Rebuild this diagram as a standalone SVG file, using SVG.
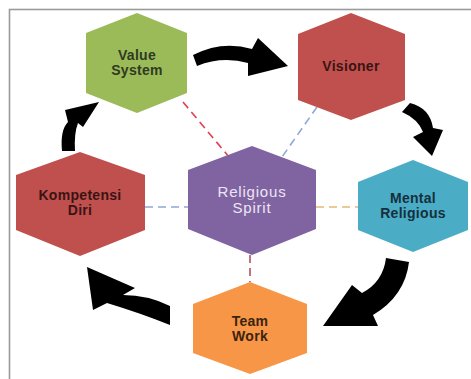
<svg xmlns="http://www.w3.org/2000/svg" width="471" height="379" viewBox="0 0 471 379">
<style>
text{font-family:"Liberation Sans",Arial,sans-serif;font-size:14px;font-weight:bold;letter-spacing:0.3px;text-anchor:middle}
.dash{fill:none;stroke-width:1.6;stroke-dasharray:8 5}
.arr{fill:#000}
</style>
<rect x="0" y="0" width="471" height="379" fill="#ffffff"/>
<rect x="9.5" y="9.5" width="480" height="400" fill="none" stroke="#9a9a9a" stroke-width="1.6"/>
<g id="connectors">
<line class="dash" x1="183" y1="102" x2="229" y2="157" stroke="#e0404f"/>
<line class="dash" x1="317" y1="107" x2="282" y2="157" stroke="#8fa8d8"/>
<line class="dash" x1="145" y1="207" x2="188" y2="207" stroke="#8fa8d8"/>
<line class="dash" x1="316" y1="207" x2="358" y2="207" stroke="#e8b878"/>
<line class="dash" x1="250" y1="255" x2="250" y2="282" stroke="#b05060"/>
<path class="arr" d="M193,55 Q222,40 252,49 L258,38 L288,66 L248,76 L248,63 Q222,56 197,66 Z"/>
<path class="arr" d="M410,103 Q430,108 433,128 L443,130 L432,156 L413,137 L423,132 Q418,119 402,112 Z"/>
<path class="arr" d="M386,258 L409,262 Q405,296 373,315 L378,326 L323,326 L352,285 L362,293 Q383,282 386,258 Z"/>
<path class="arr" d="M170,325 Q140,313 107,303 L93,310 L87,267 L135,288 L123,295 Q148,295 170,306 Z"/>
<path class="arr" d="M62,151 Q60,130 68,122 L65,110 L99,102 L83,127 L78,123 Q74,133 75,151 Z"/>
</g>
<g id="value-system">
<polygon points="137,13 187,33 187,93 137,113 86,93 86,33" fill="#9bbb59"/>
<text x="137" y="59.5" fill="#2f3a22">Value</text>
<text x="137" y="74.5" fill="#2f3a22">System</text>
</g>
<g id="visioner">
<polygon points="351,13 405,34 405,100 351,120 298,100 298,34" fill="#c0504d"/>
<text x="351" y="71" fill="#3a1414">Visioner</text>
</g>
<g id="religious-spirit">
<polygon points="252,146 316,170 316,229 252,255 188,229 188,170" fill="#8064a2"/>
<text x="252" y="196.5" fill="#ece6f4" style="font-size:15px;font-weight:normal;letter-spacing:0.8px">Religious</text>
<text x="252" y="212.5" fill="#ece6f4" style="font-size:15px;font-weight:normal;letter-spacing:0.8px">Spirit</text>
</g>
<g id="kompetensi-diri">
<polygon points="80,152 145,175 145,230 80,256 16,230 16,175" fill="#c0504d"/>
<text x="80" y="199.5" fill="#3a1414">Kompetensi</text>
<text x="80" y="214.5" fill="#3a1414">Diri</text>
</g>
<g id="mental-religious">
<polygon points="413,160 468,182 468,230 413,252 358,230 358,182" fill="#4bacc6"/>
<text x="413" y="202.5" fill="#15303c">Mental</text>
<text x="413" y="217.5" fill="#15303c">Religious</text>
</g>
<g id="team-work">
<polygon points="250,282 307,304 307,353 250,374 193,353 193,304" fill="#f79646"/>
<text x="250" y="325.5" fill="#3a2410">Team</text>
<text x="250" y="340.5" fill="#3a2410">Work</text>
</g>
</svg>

= Exercise =
Keep the pictures out of the copy and write out the data exactly as it stands.

= Solution to the problem =
Rebuild this diagram as a standalone SVG file, using SVG.
<svg xmlns="http://www.w3.org/2000/svg" width="471" height="379" viewBox="0 0 471 379">
<style>
text{font-family:"Liberation Sans",Arial,sans-serif;font-size:14px;font-weight:bold;letter-spacing:0.3px;text-anchor:middle}
.dash{fill:none;stroke-width:1.6;stroke-dasharray:8 5}
.arr{fill:#000}
</style>
<rect x="0" y="0" width="471" height="379" fill="#ffffff"/>
<rect x="9.5" y="9.5" width="480" height="400" fill="none" stroke="#9a9a9a" stroke-width="1.6"/>
<g id="connectors">
<line class="dash" x1="183" y1="102" x2="229" y2="157" stroke="#e0404f"/>
<line class="dash" x1="317" y1="107" x2="282" y2="157" stroke="#8fa8d8"/>
<line class="dash" x1="145" y1="207" x2="188" y2="207" stroke="#8fa8d8"/>
<line class="dash" x1="316" y1="207" x2="358" y2="207" stroke="#e8b878"/>
<line class="dash" x1="250" y1="255" x2="250" y2="282" stroke="#b05060"/>
<path class="arr" d="M193,55 Q222,40 252,49 L258,38 L288,66 L248,76 L248,63 Q222,56 197,66 Z"/>
<path class="arr" d="M410,103 Q430,108 433,128 L443,130 L432,156 L413,137 L423,132 Q418,119 402,112 Z"/>
<path class="arr" d="M386,258 L409,262 Q405,296 373,315 L378,326 L323,326 L352,285 L362,293 Q383,282 386,258 Z"/>
<path class="arr" d="M170,325 Q140,313 107,303 L93,310 L87,267 L135,288 L123,295 Q148,295 170,306 Z"/>
<path class="arr" d="M62,151 Q60,130 68,122 L65,110 L99,102 L83,127 L78,123 Q74,133 75,151 Z"/>
</g>
<g id="value-system">
<polygon points="137,13 187,33 187,93 137,113 86,93 86,33" fill="#9bbb59"/>
<text x="137" y="59.5" fill="#2f3a22">Value</text>
<text x="137" y="74.5" fill="#2f3a22">System</text>
</g>
<g id="visioner">
<polygon points="351,13 405,34 405,100 351,120 298,100 298,34" fill="#c0504d"/>
<text x="351" y="71" fill="#3a1414">Visioner</text>
</g>
<g id="religious-spirit">
<polygon points="252,146 316,170 316,229 252,255 188,229 188,170" fill="#8064a2"/>
<text x="252" y="196.5" fill="#ece6f4" style="font-size:15px;font-weight:normal;letter-spacing:0.8px">Religious</text>
<text x="252" y="212.5" fill="#ece6f4" style="font-size:15px;font-weight:normal;letter-spacing:0.8px">Spirit</text>
</g>
<g id="kompetensi-diri">
<polygon points="80,152 145,175 145,230 80,256 16,230 16,175" fill="#c0504d"/>
<text x="80" y="199.5" fill="#3a1414">Kompetensi</text>
<text x="80" y="214.5" fill="#3a1414">Diri</text>
</g>
<g id="mental-religious">
<polygon points="413,160 468,182 468,230 413,252 358,230 358,182" fill="#4bacc6"/>
<text x="413" y="202.5" fill="#15303c">Mental</text>
<text x="413" y="217.5" fill="#15303c">Religious</text>
</g>
<g id="team-work">
<polygon points="250,282 307,304 307,353 250,374 193,353 193,304" fill="#f79646"/>
<text x="250" y="325.5" fill="#3a2410">Team</text>
<text x="250" y="340.5" fill="#3a2410">Work</text>
</g>
</svg>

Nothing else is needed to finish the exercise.